A total of 49 migrants arrived at Union Station from Brownsville, Texas around 12:15 p.m, according to L.A. Mayor Karen Bass’ office.

“The City has continued to work with City Departments, the County, and a coalition of nonprofit organizations, in addition to our faith partners, to execute a plan set in place earlier this year,” a spokesman for Bass said in a statement. “As we have before, when we became aware of the bus yesterday, we activated our plan.”

In total, 283 asylum seekers have arrived in Los Angeles this way, the L.A. Welcomes Collective indicated in a news release Friday.

The first bus carrying migrants from Texas arrived in Los Angeles on June 14, and five buses arrived in July.

“Los Angeles continues to open its heart and work collectively to give asylum seekers the refuge they deserve,” Angelica Salas, executive director of Coalition for Humane Immigrant Rights in Los Angeles, said in a statement. “Our work is to help them find protection and a better life in the U.S., their new home. With this they will leave behind the suffering and any use of their plight for political agendas.”

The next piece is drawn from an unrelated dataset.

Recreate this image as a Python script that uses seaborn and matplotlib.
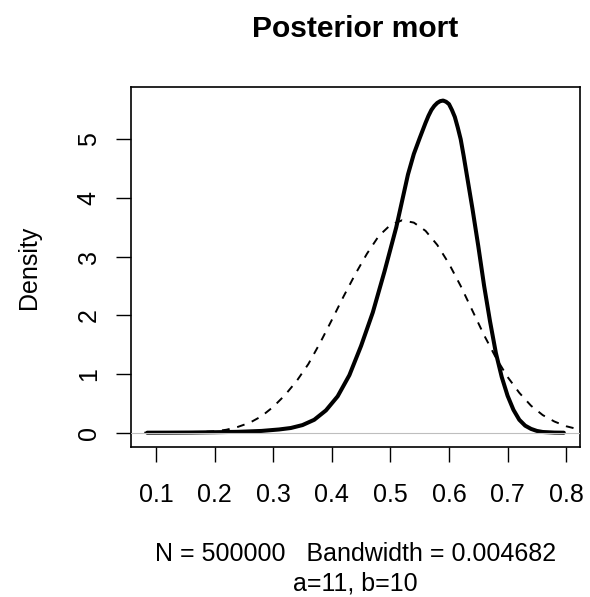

Texas Gov. Greg Abbott has said that small border towns in Texas are “overwhelmed and overrun” by migrants.

“Los Angeles is a major city that migrants seek to go to, particularly now that its city leaders approved its…sanctuary city status,” Abbott said earlier this summer.

The busing of migrants started in April 2022 when Abbott directed the Texas Division of Emergency Management to charter buses to transport migrants from Texas to Washington, D.C.

Since then, Abbott has added New York City, Chicago, Philadelphia, Los Angeles and Denver as destinations.